_DATA BLOCK_.
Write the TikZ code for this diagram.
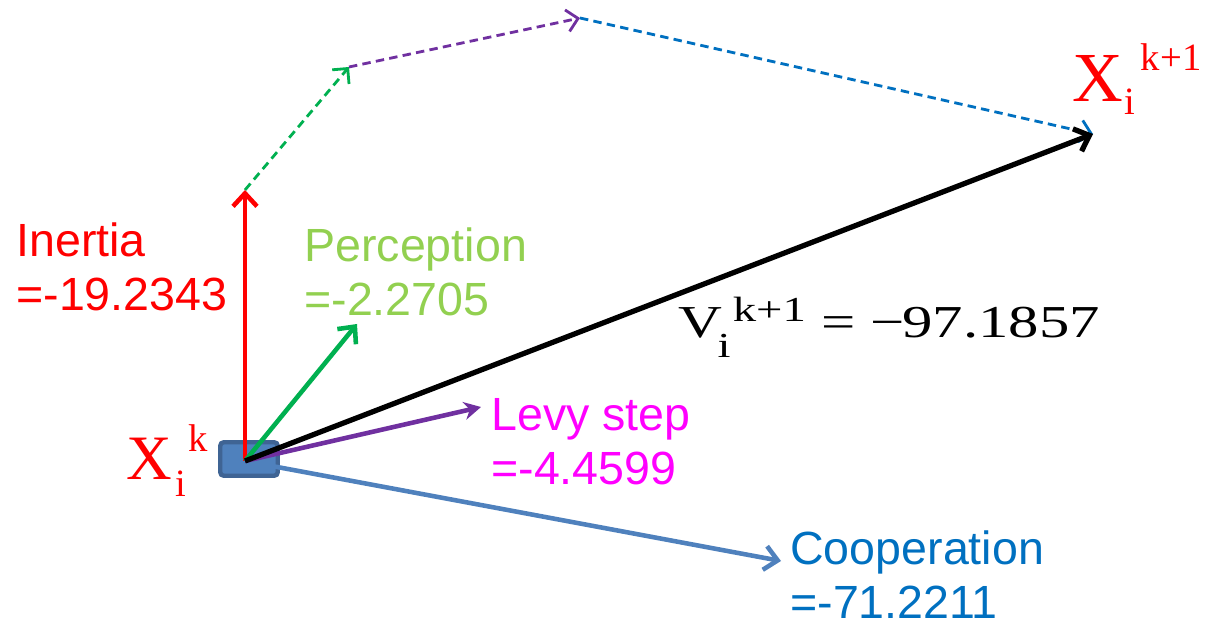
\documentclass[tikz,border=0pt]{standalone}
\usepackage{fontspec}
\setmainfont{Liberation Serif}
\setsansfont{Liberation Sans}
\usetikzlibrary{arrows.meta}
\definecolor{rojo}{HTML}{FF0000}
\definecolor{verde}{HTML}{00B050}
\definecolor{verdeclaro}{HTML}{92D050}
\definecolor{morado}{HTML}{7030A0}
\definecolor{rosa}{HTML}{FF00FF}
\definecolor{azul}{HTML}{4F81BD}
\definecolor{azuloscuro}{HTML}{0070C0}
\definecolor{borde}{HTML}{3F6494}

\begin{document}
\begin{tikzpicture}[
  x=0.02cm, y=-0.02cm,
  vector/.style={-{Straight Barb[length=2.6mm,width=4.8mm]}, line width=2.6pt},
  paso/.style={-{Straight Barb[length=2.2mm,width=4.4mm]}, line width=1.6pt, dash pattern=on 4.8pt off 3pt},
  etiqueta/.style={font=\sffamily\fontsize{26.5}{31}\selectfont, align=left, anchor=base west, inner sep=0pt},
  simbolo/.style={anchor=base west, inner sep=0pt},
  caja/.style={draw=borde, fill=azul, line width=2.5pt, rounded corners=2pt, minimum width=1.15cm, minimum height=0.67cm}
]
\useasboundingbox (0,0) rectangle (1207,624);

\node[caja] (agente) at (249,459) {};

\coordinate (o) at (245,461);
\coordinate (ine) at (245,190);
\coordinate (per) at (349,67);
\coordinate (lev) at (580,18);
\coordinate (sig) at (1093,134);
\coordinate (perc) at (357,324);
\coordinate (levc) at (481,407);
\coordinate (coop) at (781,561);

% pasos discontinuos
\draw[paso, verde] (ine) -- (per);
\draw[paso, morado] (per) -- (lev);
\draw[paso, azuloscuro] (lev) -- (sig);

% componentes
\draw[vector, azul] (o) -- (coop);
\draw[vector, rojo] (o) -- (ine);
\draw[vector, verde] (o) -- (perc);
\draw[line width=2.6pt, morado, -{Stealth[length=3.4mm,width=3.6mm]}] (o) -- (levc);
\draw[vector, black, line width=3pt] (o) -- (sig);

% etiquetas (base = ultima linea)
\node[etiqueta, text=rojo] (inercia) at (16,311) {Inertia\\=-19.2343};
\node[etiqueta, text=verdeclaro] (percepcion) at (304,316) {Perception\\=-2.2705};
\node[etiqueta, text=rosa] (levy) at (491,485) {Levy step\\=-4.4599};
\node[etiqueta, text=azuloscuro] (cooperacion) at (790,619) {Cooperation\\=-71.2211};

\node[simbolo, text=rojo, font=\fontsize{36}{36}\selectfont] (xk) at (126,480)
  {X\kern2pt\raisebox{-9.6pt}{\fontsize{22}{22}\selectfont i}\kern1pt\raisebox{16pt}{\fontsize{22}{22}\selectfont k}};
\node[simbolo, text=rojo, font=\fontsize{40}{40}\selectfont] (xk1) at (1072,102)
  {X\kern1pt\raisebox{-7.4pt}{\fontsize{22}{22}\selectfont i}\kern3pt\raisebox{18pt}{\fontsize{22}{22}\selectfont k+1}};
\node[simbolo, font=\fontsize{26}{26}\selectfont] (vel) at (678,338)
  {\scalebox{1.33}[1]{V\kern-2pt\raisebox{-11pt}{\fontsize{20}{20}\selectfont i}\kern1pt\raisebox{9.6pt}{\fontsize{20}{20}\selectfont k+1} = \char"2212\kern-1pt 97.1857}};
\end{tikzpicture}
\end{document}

_WHAT TO PRODUCE_. Quote the full listing above word for word; exclude every picture from the copy.

_WORKED ANSWER_.
Write the TikZ code for this diagram.
\documentclass[tikz,border=0pt]{standalone}
\usepackage{fontspec}
\setmainfont{Liberation Serif}
\setsansfont{Liberation Sans}
\usetikzlibrary{arrows.meta}
\definecolor{rojo}{HTML}{FF0000}
\definecolor{verde}{HTML}{00B050}
\definecolor{verdeclaro}{HTML}{92D050}
\definecolor{morado}{HTML}{7030A0}
\definecolor{rosa}{HTML}{FF00FF}
\definecolor{azul}{HTML}{4F81BD}
\definecolor{azuloscuro}{HTML}{0070C0}
\definecolor{borde}{HTML}{3F6494}

\begin{document}
\begin{tikzpicture}[
  x=0.02cm, y=-0.02cm,
  vector/.style={-{Straight Barb[length=2.6mm,width=4.8mm]}, line width=2.6pt},
  paso/.style={-{Straight Barb[length=2.2mm,width=4.4mm]}, line width=1.6pt, dash pattern=on 4.8pt off 3pt},
  etiqueta/.style={font=\sffamily\fontsize{26.5}{31}\selectfont, align=left, anchor=base west, inner sep=0pt},
  simbolo/.style={anchor=base west, inner sep=0pt},
  caja/.style={draw=borde, fill=azul, line width=2.5pt, rounded corners=2pt, minimum width=1.15cm, minimum height=0.67cm}
]
\useasboundingbox (0,0) rectangle (1207,624);

\node[caja] (agente) at (249,459) {};

\coordinate (o) at (245,461);
\coordinate (ine) at (245,190);
\coordinate (per) at (349,67);
\coordinate (lev) at (580,18);
\coordinate (sig) at (1093,134);
\coordinate (perc) at (357,324);
\coordinate (levc) at (481,407);
\coordinate (coop) at (781,561);

% pasos discontinuos
\draw[paso, verde] (ine) -- (per);
\draw[paso, morado] (per) -- (lev);
\draw[paso, azuloscuro] (lev) -- (sig);

% componentes
\draw[vector, azul] (o) -- (coop);
\draw[vector, rojo] (o) -- (ine);
\draw[vector, verde] (o) -- (perc);
\draw[line width=2.6pt, morado, -{Stealth[length=3.4mm,width=3.6mm]}] (o) -- (levc);
\draw[vector, black, line width=3pt] (o) -- (sig);

% etiquetas (base = ultima linea)
\node[etiqueta, text=rojo] (inercia) at (16,311) {Inertia\\=-19.2343};
\node[etiqueta, text=verdeclaro] (percepcion) at (304,316) {Perception\\=-2.2705};
\node[etiqueta, text=rosa] (levy) at (491,485) {Levy step\\=-4.4599};
\node[etiqueta, text=azuloscuro] (cooperacion) at (790,619) {Cooperation\\=-71.2211};

\node[simbolo, text=rojo, font=\fontsize{36}{36}\selectfont] (xk) at (126,480)
  {X\kern2pt\raisebox{-9.6pt}{\fontsize{22}{22}\selectfont i}\kern1pt\raisebox{16pt}{\fontsize{22}{22}\selectfont k}};
\node[simbolo, text=rojo, font=\fontsize{40}{40}\selectfont] (xk1) at (1072,102)
  {X\kern1pt\raisebox{-7.4pt}{\fontsize{22}{22}\selectfont i}\kern3pt\raisebox{18pt}{\fontsize{22}{22}\selectfont k+1}};
\node[simbolo, font=\fontsize{26}{26}\selectfont] (vel) at (678,338)
  {\scalebox{1.33}[1]{V\kern-2pt\raisebox{-11pt}{\fontsize{20}{20}\selectfont i}\kern1pt\raisebox{9.6pt}{\fontsize{20}{20}\selectfont k+1} = \char"2212\kern-1pt 97.1857}};
\end{tikzpicture}
\end{document}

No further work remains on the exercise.